Early pregnancy loss is so common that many obstetricians consider these miscarriages a normal part of reproduction. That doesn’t make the loss any easier. Learn about the seven most common miscarriage causes, and how to increase your chances for a healthy pregnancy.
A few months after my first child was born, I wanted to be pregnant again—as soon as possible. I wanted my children to be close in age, the closer the better, and when my son was 13 months old, I got my wish and discovered I was pregnant.
But before I even had a chance to share the news with my husband (he was traveling out of the country), I miscarried. I was only five weeks pregnant. Truth be told if we hadn’t been trying to conceive, I probably wouldn’t have even noticed that my period was late—and so I was surprised by how sharply I felt the loss. My obstetrician’s observations that I was in good company—that around 15 percent of “known” pregnancies (i.e., pregnancies confirmed with a test), and up to half of all pregnancies end in miscarriage during the first trimester—didn’t soothe my sadness. Nor did his assurance that the miscarriage wasn’t caused by something I had done, or hadn’t done, that it was “just one of those things.” But I was comforted when I considered the other statistic: that most of the time miscarriage is a one-time occurrence.
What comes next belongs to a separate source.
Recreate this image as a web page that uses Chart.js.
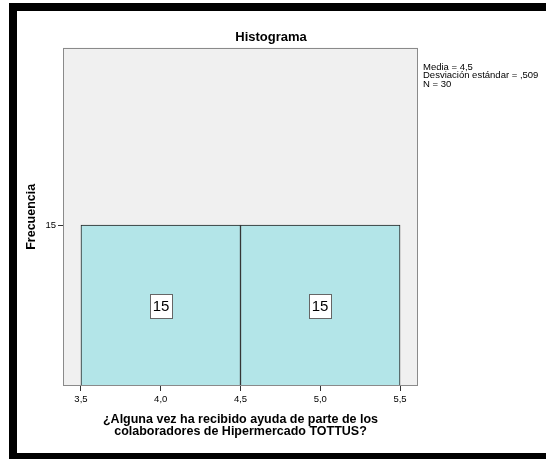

If you have had a miscarriage, chances are you want to know what caused it, and what you can do to prevent it from happening again. For starters, relax. “Since you got pregnant once, the odds are 80 percent that you will go on to have a healthy baby, and as many healthy babies after that as you want,” says Henry Lerner, MD, clinical professor of obstetrics and gynecology at Harvard Medical School and author of Miscarriage: Why it Happens and How Best to Reduce Your Risks (Perseus Book Group, 2003). Next, accept that you may never know why you miscarried. “The majority of the time miscarriage is a random, isolated event and we can’t pinpoint a cause,” he says. Women who go on to have two or three miscarriages (called recurrent miscarriage) may ultimately learn they have a medical problem that is causing their pregnancies to end spontaneously, but even with recurrent miscarriage, half the time there is no known cause.
Like most women who lose a pregnancy, I will never know why I miscarried, but I did get pregnant again, about two months later. My second baby was born two weeks after her brother’s second birthday. They are, as it turns out, close enough.
Here's a look at the most common causes of both single and recurrent miscarriage.
Miscarriage Cause: Chromosomal Abnormalities
Why it Leads to Miscarriage
“Mismatched chromosomes account for at least 60 percent of miscarriages,” says Bryan Cowan, MD, chair of the department of obstetrics and gynecology at the University of Mississippi Medical Center in Jackson, and a spokesperson for the American College of Obstetricians and Gynecologists. Chromosomes are the tiny structures in each cell that carry our genes; we each have 23 pairs of them, one set from our mother and one set from our father. Sometimes, when the egg and sperm meet, one or the other is faulty and then the chromosomes can’t line up properly. In that case, the resulting embryo has a chromosomal abnormality and the pregnancy usually results in a miscarriage. Couples who experience two or more miscarriages in a row sometimes learn, through medical testing, that they have chromosomal anomalies that don’t affect them, but do prevent a pregnancy from taking hold.
What You Can Do
If you have one miscarriage, be patient. The odds are strongly in your favor that you will get pregnant again and deliver a healthy baby. If you miscarry again, however, consider preserving the tissue you pass (if possible, save it in a sterile saline contact-lens solution) and take it to your physician to be sent to a lab for chromosomal testing. “If it’s chromosomally normal, we can immediately start looking for other issues that may be responsible for the miscarriages and may be treatable,” says Jonathan Scher, MD a fertility specialist in Manhattan and co-author of Preventing Miscarriage: The Good News (Collins 2005).